Consider these real life pricing scenarios that you see everyday:

  1. Six Flags Discovery kingdom sells its annual season pass for $49.99. According to its website, “Buy your Season Pass for $49.99, just $5 more than a one-day admission.”  Now why would they give away an unlimited entry annual pass for “just $5 more than a one-day admission”.
  2. Movie theaters charge extremely high prices, 4 to 5 times what we usually pay outside, for popcorn.
  3. Gas stations sell gas almost at cost and sometimes they even lose money due to credit card interchange

What is common in all these pricing scenarios? All these businesses are practicing what the economists would call as,  “Metered Price Discrimination“, or what marketers describe as, “Customer Margin“. There is nothing new, it starts with, “price discrimination” – charging different customers different prices.  Customers differ in the value they get from a product/service and in how much they are willing to pay for it.

Let us start with a simple case where the only way to monetize a customer is the price they pay. Let us keep it really simple and assume all costs are sunk and the marginal cost to serve a customer is $0.

For each price point you set, there will be different number of customers willing to pay that price. That is your demand curve. Your job is to find the price that maximizes profit – if you increase the price you will lose some customers but gain more from the remaining ones,  if you decrease the price you will gain new customers but lose revenue.

Total profit ∏1 = p times N ; price is the only lever you can control

Now consider the case where there are many different ways to monetize the customer (let us still keep costs as $0). For example, amusement parks charge parking, sell you lunch etc. Then you have several different levers to control,

Total profit ∏2 = p times N + R1 * n1 + R2 * n2 + ….

where R1, R2 etc are average revenue from each additional service you sell or ways you monetize the customer and n1, n2 are the subset of customers that generate that revenue stream. It is trivial to see that n1, n2 etc are directly a function of N.

Your goal now is find the entry price p that maximizes total profit and not just the profit from price paid. For example, movie theaters may set the ticket price lower such that they bring in lot more people but make up for it from the subset who are willing to pay higher price for popcorn.

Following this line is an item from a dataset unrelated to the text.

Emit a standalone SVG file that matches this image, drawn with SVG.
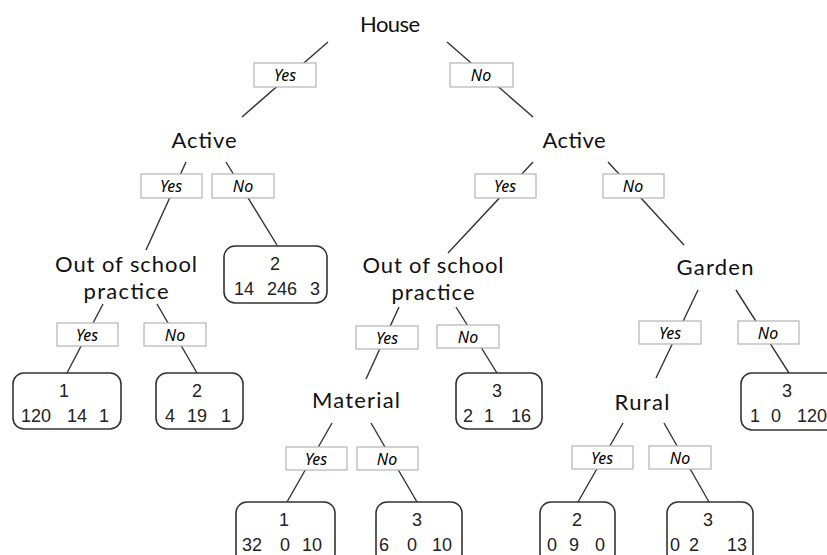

Similarly gas stations attract more customers with lower gas price and sell high priced snacks and drinks in their stores.

This is Metered Price Discrimination – some customers get away with paying the low “entry fee” while others pay more by consuming additional services at different prices.

Now consider the special case where the entry fee, p =$0. You have what is described as “Future of pricing”, freemium. You give up on monetizing entry fee and focus only on profit from other revenue sources.

Total profit ∏3 =   R1 * n1 + R2 * n2 + ….

There is nothing new, radical or futuristic about it.

If you have done the analysis, know your customers and find that ∏3 is better than ∏2, then by all means set the price to $0. You need to know ex ante, what the different revenue streams are going to be and how many customers will generate that. You cannot go in with a free model assuming that once you get customers in you  can monetize them later.

If all you have is hope, or promises of a marketing guru quoting some extreme examples that show higher ∏3, you have have your work cut out for you.